The choice of director cannot be reduced to a popularity contest amongst faculty. Perhaps a minimum of acceptability is necessary but the director need not be somebody who gets the highest number of "votes" from faculty. Such a requirement can only promote demeaning behaviour among the contenders for the job at an IIM- and it does. You have people soliciting votes from colleagues, the very colleagues they are expected to supervise if they land the job. That apart, where an institution needs radical change and an individual stands for such change, lack of acceptability could be a virtue.
If at all faculty are to be consulted, the consultation can only be about ascertaining the requirements of leadership at a given point in time and the attributes that would go towards meeting the requirements. In other words, the Search Committee may interact with faculty with the idea of drawing up a profile of the director-to-be, not to find out which particular individual from amongst the insiders finds favour with the faculty.
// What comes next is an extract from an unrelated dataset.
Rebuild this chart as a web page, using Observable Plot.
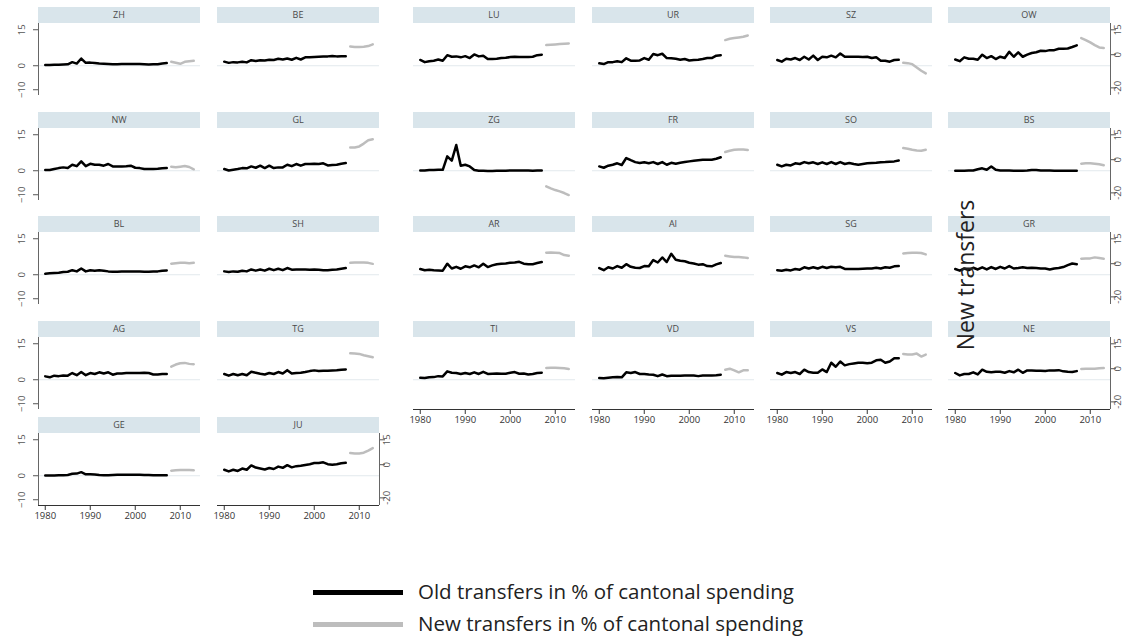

This important distinction, alas, has not always been borne in mind by either the Search Committee or the faculty.
Once the Search Committee has drawn up a profile of the "right" candidate for the post, the policy should be one of letting the best person win. It could be a person nominated by somebody or it could be somebody who has responded to the ad or it could be somebody whom the search committee on its own thinks fit to consider. There should not be any presumption in favour of either an insider or outsider.